For the case $n\gg k$ we get $\Theta \left ( \frac{n}{k} \right )$. $\frac{n}{k}$ is of course the mean load of the bucket (bin). The intuition is that the asymmetry between the loads of different buckets (bins) tends to zero as the number of items (balls) tends to infinity.  
For the case $k=n$ we get $\Theta (\frac{log\:  k}{log\: log\: k})$ see e.g. here
The formula for the exact value can be find in this paper.
A: For every $n$ and $k$ we of course have $\mathbb{E}[m] \geq n/k$.  
For the upper bound, Theorem 5.2 in this paper implies that for every $n$ and $k$ we have the upper bound $\mathbb{E}[m] \leq n/k + 2\sqrt{n}$.  For fixed $k$ and large $n$, this is pretty close to sharp since, as you mentioned, already for $k = 2$ there is a lower bound of the form $\mathbb{E}[m] \geq n/2 + c \sqrt{n}$.  Note that the lower-order term in the upper bound has no dependence at all on $k$; in particular, not the logarithmic dependence you'd get out of a naive use of tail bounds.

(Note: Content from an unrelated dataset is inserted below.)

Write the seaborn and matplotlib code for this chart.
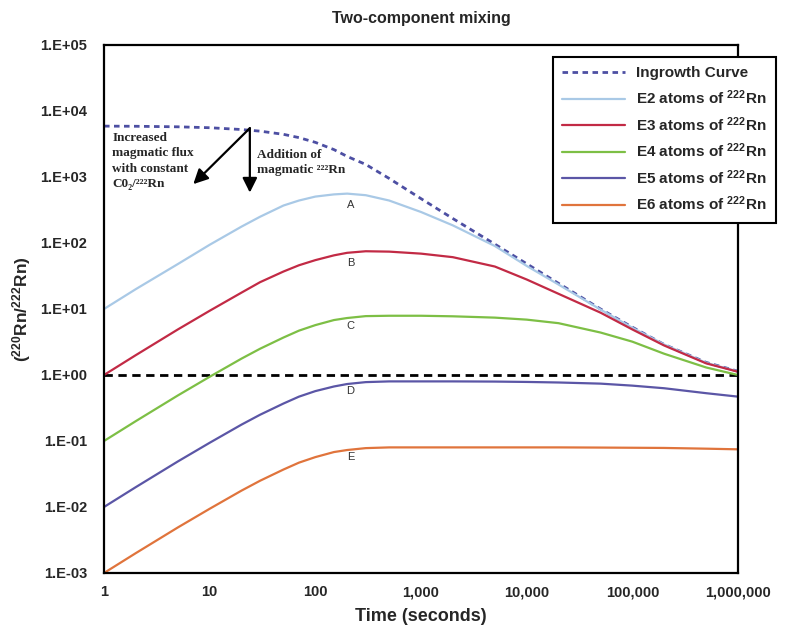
import numpy as np
import pandas as pd
import matplotlib
matplotlib.use("Agg")
import matplotlib.pyplot as plt
import seaborn as sns
from matplotlib.ticker import FixedLocator, FuncFormatter, LogLocator, NullFormatter

# ---- data ----
time_s = [1, 2, 5, 10, 20, 30, 50, 70, 100, 150, 200, 300, 500, 1000, 2000, 5000,
          10000, 20000, 50000, 100000, 200000, 500000, 1000000]

ingrowth = [5900, 5870, 5760, 5580, 5240, 4950, 4430, 3950, 3350, 2600, 2050, 1550, 950,
            470, 235, 96, 48.5, 24.5, 10.0, 5.3, 2.9, 1.55, 1.14]
e2 = [10, 20, 48, 94, 177, 250, 370, 440, 505, 545, 560, 530, 440,
      295, 185, 90, 45, 23.5, 9.8, 5.2, 2.9, 1.53, 1.13]
e3 = [1.0, 2.0, 4.9, 9.4, 17.7, 25.5, 37, 46, 55, 65, 71, 75, 74,
      69, 61, 44, 28, 17, 8.8, 4.9, 2.8, 1.5, 1.12]
e4 = [0.1, 0.2, 0.49, 0.94, 1.77, 2.5, 3.7, 4.7, 5.7, 6.8, 7.3, 7.8, 7.9,
      7.9, 7.75, 7.4, 6.9, 6.1, 4.4, 3.2, 2.1, 1.3, 1.0]
e5 = [0.01, 0.02, 0.049, 0.094, 0.177, 0.25, 0.37, 0.47, 0.57, 0.67, 0.73, 0.78, 0.80,
      0.80, 0.80, 0.795, 0.785, 0.77, 0.74, 0.69, 0.63, 0.53, 0.47]
e6 = [0.001, 0.002, 0.0049, 0.0094, 0.0177, 0.025, 0.037, 0.047, 0.057, 0.068, 0.073,
      0.078, 0.080, 0.080, 0.080, 0.080, 0.080, 0.080, 0.0795, 0.079, 0.0785, 0.0765, 0.0748]

series_labels = ["Ingrowth Curve", r"E2 atoms of $^{222}$Rn", r"E3 atoms of $^{222}$Rn",
                 r"E4 atoms of $^{222}$Rn", r"E5 atoms of $^{222}$Rn", r"E6 atoms of $^{222}$Rn"]
series_colors = ["#4d4fa3", "#a9c9e6", "#c22a45", "#7dbf45", "#5b56a6", "#e0743c"]
curve_letters = ["A", "B", "C", "D", "E"]
letter_y = [370, 49, 5.5, 0.58, 0.058]
x_tick_vals = [1, 10, 100, 1000, 10000, 100000, 1000000]
y_tick_vals = [1e-3, 1e-2, 1e-1, 1, 10, 100, 1e3, 1e4, 1e5]

# ---- style ----
sns.set_style("white")
plt.rcParams["font.family"] = ["Liberation Sans", "DejaVu Sans"]
plt.rcParams["mathtext.fontset"] = "custom"
plt.rcParams["mathtext.rm"] = "Liberation Sans:bold"
plt.rcParams["mathtext.it"] = "Liberation Sans:bold"
plt.rcParams["mathtext.bf"] = "Liberation Sans:bold"

fig = plt.figure(figsize=(8, 6.26), dpi=100)
ax = fig.add_axes([104/800, 1-573/626, (738-104)/800, (573-45)/626])

all_series = [ingrowth, e2, e3, e4, e5, e6]
lines = []
for i, (vals, lab, col) in enumerate(zip(all_series, series_labels, series_colors)):
    df = pd.DataFrame({"t": time_s, "v": vals})
    sns.lineplot(data=df, x="t", y="v", ax=ax, color=col,
                 linewidth=2.0 if i == 0 else 1.6, label=lab, legend=False)
    ln = ax.lines[-1]
    if i == 0:
        ln.set_dashes((2.0, 1.6))
    lines.append(ln)

ax.axhline(1.0, color="black", linestyle=(0, (3, 2)), linewidth=2.0, zorder=1)

ax.set_xscale("log")
ax.set_yscale("log")
ax.set_xlim(1, 1e6)
ax.set_ylim(1e-3, 1e5)

ax.xaxis.set_major_locator(FixedLocator(x_tick_vals))
ax.xaxis.set_major_formatter(FuncFormatter(lambda v, p: f"{int(round(v)):,}"))
ax.xaxis.set_minor_locator(LogLocator(base=10, subs=np.arange(2, 10), numticks=20))
ax.xaxis.set_minor_formatter(NullFormatter())
ax.yaxis.set_major_locator(FixedLocator(y_tick_vals))
ax.yaxis.set_major_formatter(FuncFormatter(lambda v, p: f"1.E{int(round(np.log10(v))):+03d}"))
ax.yaxis.set_minor_locator(LogLocator(base=10, subs=np.arange(2, 10), numticks=20))
ax.yaxis.set_minor_formatter(NullFormatter())

ax.tick_params(axis="both", which="both", direction="in", color="#333333")
ax.tick_params(axis="both", which="major", length=5, width=1)
ax.tick_params(axis="both", which="minor", length=3, width=0.8)
ax.tick_params(axis="x", which="major", pad=9, labelsize=10.5)
ax.tick_params(axis="y", which="major", pad=12, labelsize=10.5)
ax.tick_params(top=False, right=False, which="both")
for lbl in ax.get_xticklabels() + ax.get_yticklabels():
    lbl.set_fontweight("bold")

for s in ax.spines.values():
    s.set_visible(True)
    s.set_color("black")
    s.set_linewidth(1.6)

ax.set_xlabel("Time (seconds)", fontsize=13, fontweight="bold", labelpad=6)
ax.set_ylabel(r"($^{220}$Rn/$^{222}$Rn)", fontsize=12.5, fontweight="bold", labelpad=5)
ax.set_title("Two-component mixing", fontsize=11.5, fontweight="bold", pad=16)

for let, yv in zip(curve_letters, letter_y):
    ax.text(215, yv, let, fontsize=8, color="#333333", ha="center", va="center")

serif = ["Liberation Serif", "DejaVu Serif"]
ax.text(1.2, 1750, "Increased\nmagmatic flux\nwith constant\nC0\u2082/\u00b2\u00b2\u00b2Rn", family=serif,
        fontsize=9.5, fontweight="bold", ha="left", va="center", linespacing=1.35)
ax.text(28, 1650, "Addition of\nmagmatic \u00b2\u00b2\u00b2Rn", family=serif,
        fontsize=9.5, fontweight="bold", ha="left", va="center", linespacing=1.35)
ax.annotate("", xy=(7.0, 780), xytext=(24, 5500),
            arrowprops=dict(arrowstyle="-|>", color="black", lw=1.6, mutation_scale=22,
                            shrinkA=0, shrinkB=0))
ax.annotate("", xy=(24, 580), xytext=(24, 5500),
            arrowprops=dict(arrowstyle="-|>", color="black", lw=1.6, mutation_scale=22,
                            shrinkA=0, shrinkB=0))

leg = fig.legend(handles=lines, labels=series_labels, loc="upper left",
                 bbox_to_anchor=(553/800, 1-57/626), bbox_transform=fig.transFigure,
                 frameon=True, fancybox=False, edgecolor="black", framealpha=1,
                 handlelength=4.1, handletextpad=0.7, labelspacing=0.52,
                 borderpad=0.62, borderaxespad=0.0, prop={"weight": "bold", "size": 11})
leg.get_frame().set_linewidth(1.5)

fig.savefig("out.png", dpi=100)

In fact, the cited theorem is actually showing an even stronger result:  For a random 'word' $w$ of length $n$, formed by choosing each letter uniformly at random from $\{1, 2, \dots, k\}$, the expected length of the longest weakly increasing subsequence is at most $n/k + 2\sqrt{n}$.  This immediately implies the abovementioned result, since the subsequence formed by taking all copies of the most frequent letter is weakly increasing, and its length is distributed precisely as $m$.